Ideally, you want to have a SharePoint Online crawl that runs as fast as possible. But practically, this is not always possible. The SharePoint Online documentation has some important information about this.
User permission configuration options
The SharePoint connectors provide a variety of configuration options for accessing SharePoint and SharePoint Online. Permissions settings should follow the principle of least privilege, as described in the Microsoft SharePoint docs:
Follow the principle of least-privileged: Users should have only the permission levels or individual permissions they must have to perform their assigned tasks.
SharePoint
Account type | Account config | Description |
---|---|---|
Active Directory Service Account |
Account is set up as a Site Collection Auditor |
Allows you to list all site collections. |
Active Directory Service Account |
Account is set up with limited permissions |
Does not allow you to list site collections in your SharePoint web application. You must list each site collection you want to crawl manually. Additionally, noindex tags are ignored. Sites will always be indexed regardless of their noindex settings. |
See Configure A SharePoint V1 Optimized Datasource for configuration instructions.
SharePoint Online
Account type | Account config | Description |
---|---|---|
Full Admin |
Azure App Only |
Allows you to list all site collections in tenant. |
Full Admin |
OAuth App Only |
Does not allow you to list site collections in your SharePoint web application.
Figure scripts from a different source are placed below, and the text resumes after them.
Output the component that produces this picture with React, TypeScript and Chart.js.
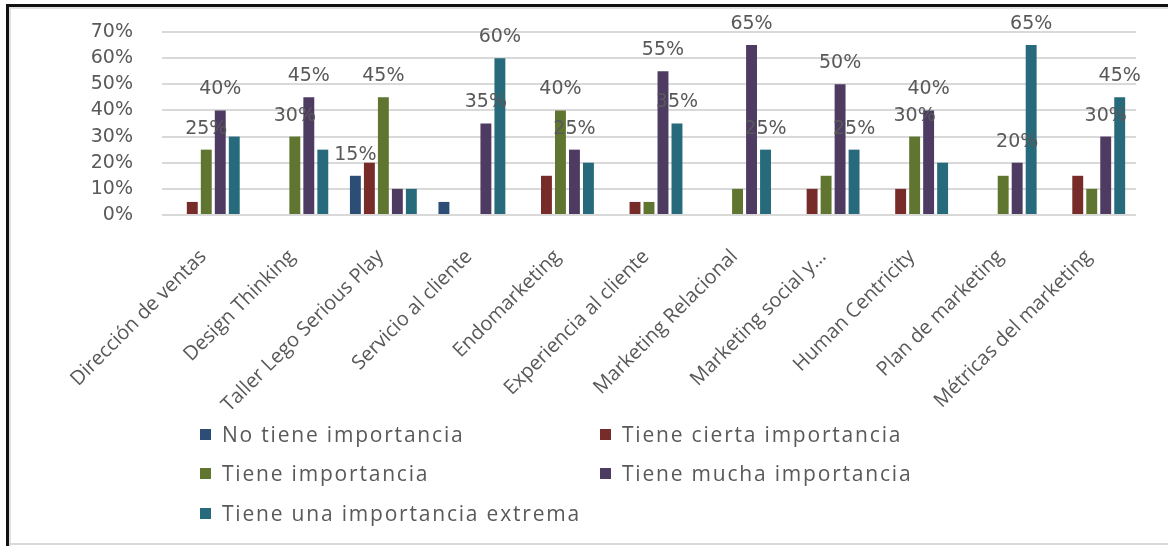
import React, { useEffect, useRef } from "react";
import { Chart, registerables } from "chart.js";

Chart.register(...registerables);

const categories = [
  "Dirección de ventas",
  "Design Thinking",
  "Taller Lego Serious Play",
  "Servicio al cliente",
  "Endomarketing",
  "Experiencia al cliente",
  "Marketing Relacional",
  "Marketing social y…",
  "Human Centricity",
  "Plan de marketing",
  "Métricas del marketing",
];

const seriesNames = [
  "No tiene importancia",
  "Tiene cierta importancia",
  "Tiene importancia",
  "Tiene mucha importancia",
  "Tiene una importancia extrema",
];

const noTiene = [0, 0, 15, 5, 0, 0, 0, 0, 0, 0, 0];
const cierta = [5, 0, 20, 0, 15, 5, 0, 10, 10, 0, 15];
const importancia = [25, 30, 45, 0, 40, 5, 10, 15, 30, 15, 10];
const mucha = [40, 45, 10, 35, 25, 55, 65, 50, 40, 20, 30];
const extrema = [30, 25, 10, 60, 20, 35, 25, 25, 20, 65, 45];

// which bars carry a visible data label
const noTieneLabels = [0, 0, 1, 0, 0, 0, 0, 0, 0, 0, 0];
const ciertaLabels = [0, 0, 0, 0, 0, 0, 0, 0, 0, 0, 0];
const importanciaLabels = [1, 1, 1, 0, 1, 0, 0, 0, 1, 0, 0];
const muchaLabels = [1, 1, 0, 1, 1, 1, 1, 1, 1, 1, 1];
const extremaLabels = [0, 0, 0, 1, 0, 1, 1, 1, 0, 1, 1];

const yTicks = [0, 10, 20, 30, 40, 50, 60, 70];

const colors = ["#2c4d75", "#772c2a", "#5f7530", "#4d3b62", "#276a7c"];

const seriesValues = [noTiene, cierta, importancia, mucha, extrema];
const seriesLabels = [noTieneLabels, ciertaLabels, importanciaLabels, muchaLabels, extremaLabels];

const W = 1168;
const H = 546;

const labelPlugin = {
  id: "barLabels",
  afterDatasetsDraw(chart: any) {
    const ctx = chart.ctx;
    ctx.save();
    ctx.font = "19px 'DejaVu Sans'";
    ctx.fillStyle = "#595959";
    ctx.textAlign = "center";
    ctx.textBaseline = "middle";
    chart.data.datasets.forEach((ds: any, i: number) => {
      const meta = chart.getDatasetMeta(i);
      const flags = seriesLabels[i];
      meta.data.forEach((bar: any, j: number) => {
        if (!flags[j]) return;
        ctx.fillText(ds.data[j] + "%", bar.x, bar.y - 21);
      });
    });
    ctx.restore();
  },
};

export default function App() {
  const ref = useRef<HTMLCanvasElement | null>(null);

  useEffect(() => {
    if (!ref.current) return;
    const chart = new Chart(ref.current, {
      type: "bar",
      data: {
        labels: categories,
        datasets: seriesNames.map((name, i) => ({
          label: name,
          data: seriesValues[i],
          backgroundColor: colors[i],
          borderWidth: 0,
          categoryPercentage: 0.79,
          barPercentage: 0.78,
        })),
      },
      options: {
        responsive: false,
        animation: false,
        layout: { padding: { top: 32, right: 32, left: 0, bottom: 0 } },
        plugins: {
          legend: { display: false },
          tooltip: { enabled: false },
        },
        scales: {
          x: {
            grid: { display: false },
            border: { display: false },
            ticks: {
              autoSkip: false,
              maxRotation: 45,
              minRotation: 45,
              color: "#595959",
              font: { family: "'Open Sans'", size: 20 },
              padding: 22,
              labelOffset: -3,
            },
            afterFit(scale: any) {
              scale.height = H - 215;
            },
          },
          y: {
            min: 0,
            max: 70,
            afterBuildTicks(scale: any) {
              scale.ticks = yTicks.map((v) => ({ value: v }));
            },
            grid: {
              color: "#d9d9d9",
              lineWidth: 2,
              drawTicks: true,
              tickLength: 24,
              tickColor: "rgba(0,0,0,0)",
            },
            border: { display: false },
            ticks: {
              autoSkip: false,
              color: "#595959",
              font: { family: "'DejaVu Sans'", size: 19 },
              padding: 5,
              callback: (v: any) => v + "%",
            },
            afterFit(scale: any) {
              scale.width = 162;
            },
          },
        },
      },
      plugins: [labelPlugin],
    });
    return () => chart.destroy();
  }, []);

  const legendItem = (i: number, left: number, top: number) => (
    <div
      key={i}
      style={{
        position: "absolute",
        left,
        top,
        display: "flex",
        alignItems: "center",
        height: 22,
        whiteSpace: "nowrap",
      }}
    >
      <span style={{ width: 11, height: 11, background: colors[i], display: "inline-block", marginRight: 11 }} />
      <span style={{ fontFamily: "'Open Sans'", fontSize: 21, letterSpacing: 1.8, color: "#595959" }}>{seriesNames[i]}</span>
    </div>
  );

  return (
    <div style={{ position: "absolute", left: 0, top: 0, width: W, height: H, background: "#fff", overflow: "hidden" }}>
      <canvas ref={ref} width={W} height={H} style={{ position: "absolute", left: 0, top: 0 }} />
      {legendItem(0, 200, 423)}
      {legendItem(1, 600, 423)}
      {legendItem(2, 200, 462)}
      {legendItem(3, 600, 462)}
      {legendItem(4, 200, 502)}
      <div style={{ position: "absolute", left: 6, top: 4, width: W - 6, height: 3, background: "#111" }} />
      <div style={{ position: "absolute", left: 6, top: 4, width: 3, height: H - 4, background: "#111" }} />
      <div style={{ position: "absolute", left: 9, top: 7, width: W - 9, height: 2, background: "#e0e0e0" }} />
      <div style={{ position: "absolute", left: 9, top: 7, width: 2, height: H - 7, background: "#e0e0e0" }} />
      <div style={{ position: "absolute", left: 9, top: 543, width: W - 9, height: 2, background: "#d9d9d9" }} />
    </div>
  );
}
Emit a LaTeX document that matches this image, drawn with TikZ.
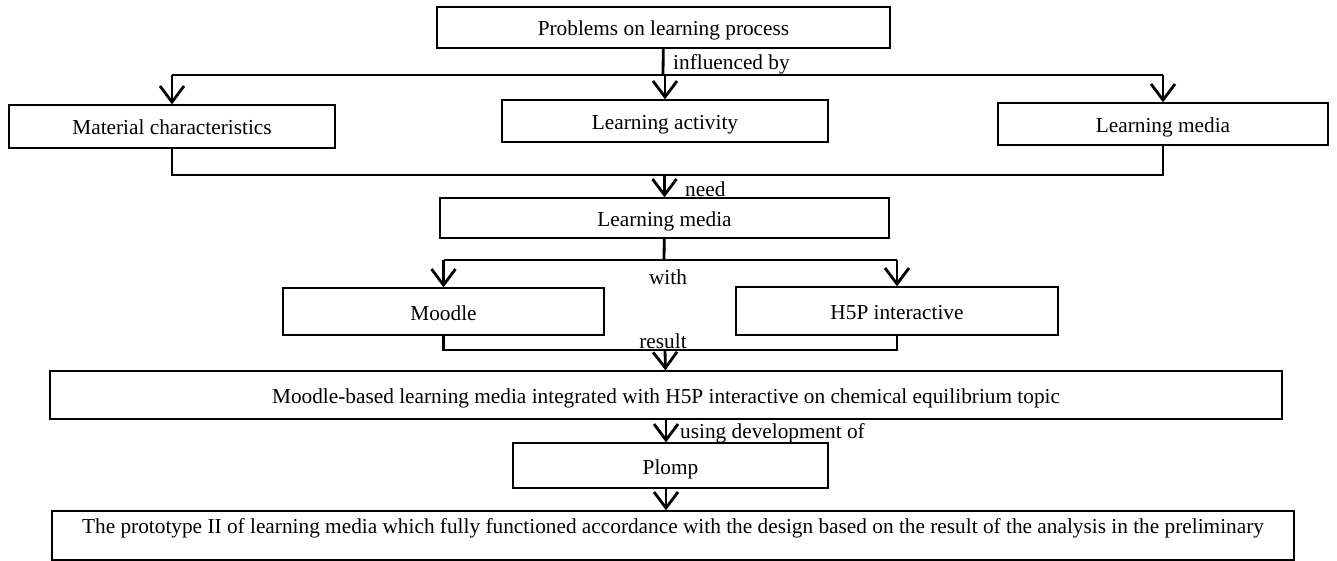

You must list each site collection you want to crawl manually. |
ADFS Account |
Account is set up as a Site Collection Auditor |
Allows you to list all site collections if the user is a tenant administrator. |
ADFS Account |
Account is set up with limited permissions |
Does not allow you to list site collections in your SharePoint web application. You must list each site collection you want to crawl manually. Use this option if your deployment requires the Lucidworks crawl account to have the fewest privileges possible. |